- Exercise description: Only the lines from the start of the data below through the line that contains "(0,0) rectangle (1163,725);" are to be copied, exactly and without pictures.

- Dataset content:

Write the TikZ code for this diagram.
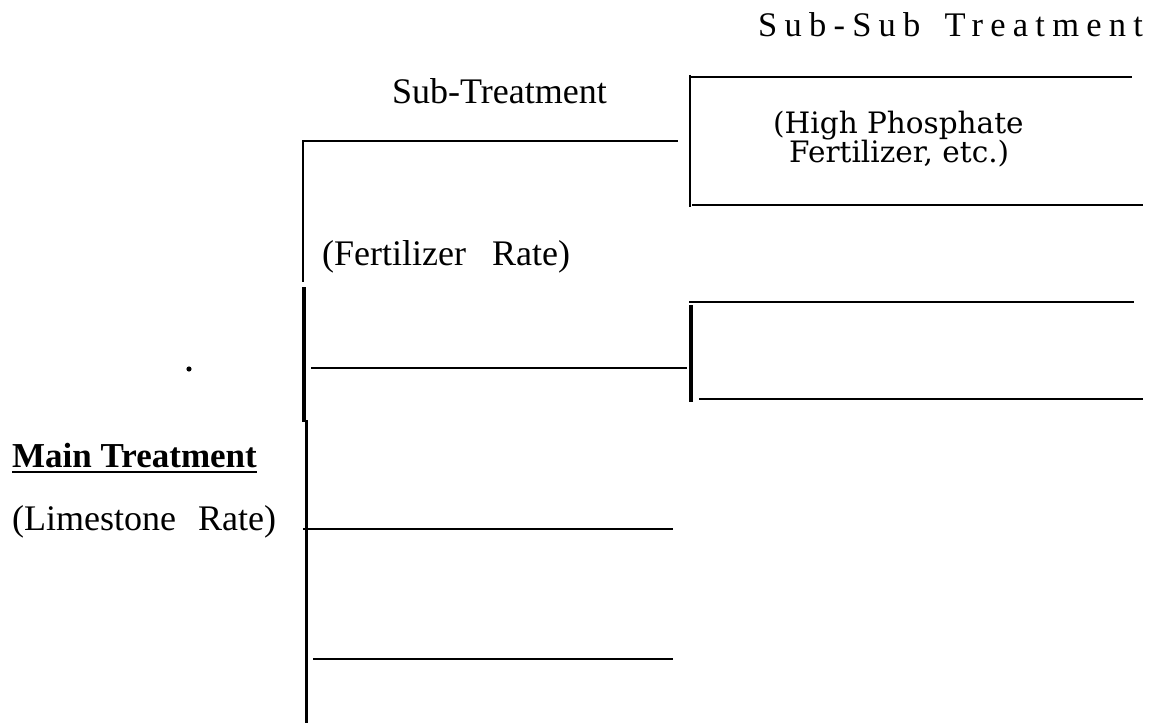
\documentclass[tikz,border=0pt]{standalone}
\usepackage{fontspec}
\setmainfont{Liberation Serif}
\newfontfamily\spacedfont[LetterSpace=21]{Liberation Serif}
\newfontfamily\highfont{DejaVu Serif}
\begin{document}
\begin{tikzpicture}[x=1pt,y=-1pt,
  thinline/.style={line width=1.8pt},
  thickline/.style={line width=3.2pt},
  midline/.style={line width=2.6pt},
  lbl/.style={inner sep=0pt,anchor=base west},
  bigtext/.style={font=\fontsize{36}{42}\selectfont}]
\useasboundingbox[fill=white] (0,0) rectangle (1163,725);

% labels
\node[lbl,font=\spacedfont\fontsize{34.5}{40}\selectfont] (subsub) at (758,37) {Sub-Sub\hspace{24pt}Treatment};
\node[lbl,bigtext] (sub) at (392,103) {Sub-Treatment};
\node[lbl,bigtext] (fert) at (322,265) {(Fertilizer\hspace{26pt}Rate)};
\node[lbl,font=\highfont\fontsize{29.5}{34}\selectfont] (high1) at (773,133) {(High Phosphate};
\node[lbl,font=\highfont\fontsize{29.5}{34}\selectfont] (high2) at (789,162) {Fertilizer, etc.)};
\node[lbl,font=\bfseries\fontsize{35}{40}\selectfont] (main) at (12,467) {Main Treatment};
\draw[line width=2.6pt] ([yshift=-5pt]main.base west) -- ([yshift=-5pt]main.base east);
\node[lbl,bigtext] (lime) at (12,530) {(Limestone\hspace{22pt}Rate)};
\fill (189,369) circle (2.6);

% upper sub-sub box
\coordinate (a1) at (690,75);  \coordinate (a2) at (690,207);
\coordinate (a3) at (689,77);  \coordinate (a4) at (1132,77);
\coordinate (a5) at (692,205); \coordinate (a6) at (1143,205);
\draw[thinline] (a1) -- (a2);
\draw[thinline] (a3) -- (a4);
\draw[thinline] (a5) -- (a6);

% sub-treatment box
\coordinate (b1) at (302,141); \coordinate (b2) at (678,141);
\coordinate (b3) at (303,140); \coordinate (b4) at (303,282);
\draw[thinline] (b1) -- (b2);
\draw[thinline] (b3) -- (b4);

% main vertical
\coordinate (m1) at (304,287); \coordinate (m2) at (304,422);
\coordinate (m3) at (306.5,420); \coordinate (m4) at (306.5,723);
\draw[thickline] (m1) -- (m2);
\draw[thickline] (m3) -- (m4);

% middle sub horizontal
\coordinate (h1) at (311,368); \coordinate (h2) at (687,368);
\draw[midline] (h1) -- (h2);

% lower sub-sub box
\coordinate (c1) at (691,305); \coordinate (c2) at (691,402);
\coordinate (c3) at (689,302); \coordinate (c4) at (1134,302);
\coordinate (c5) at (699,399); \coordinate (c6) at (1143,399);
\draw[thickline] (c1) -- (c2);
\draw[midline] (c3) -- (c4);
\draw[midline] (c5) -- (c6);

% lower horizontals
\coordinate (d1) at (303,529); \coordinate (d2) at (673,529);
\coordinate (e1) at (313,659); \coordinate (e2) at (673,659);
\draw[midline] (d1) -- (d2);
\draw[midline] (e1) -- (e2);
\end{tikzpicture}
\end{document}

- Response:
Write the TikZ code for this diagram.
\documentclass[tikz,border=0pt]{standalone}
\usepackage{fontspec}
\setmainfont{Liberation Serif}
\newfontfamily\spacedfont[LetterSpace=21]{Liberation Serif}
\newfontfamily\highfont{DejaVu Serif}
\begin{document}
\begin{tikzpicture}[x=1pt,y=-1pt,
  thinline/.style={line width=1.8pt},
  thickline/.style={line width=3.2pt},
  midline/.style={line width=2.6pt},
  lbl/.style={inner sep=0pt,anchor=base west},
  bigtext/.style={font=\fontsize{36}{42}\selectfont}]
\useasboundingbox[fill=white] (0,0) rectangle (1163,725);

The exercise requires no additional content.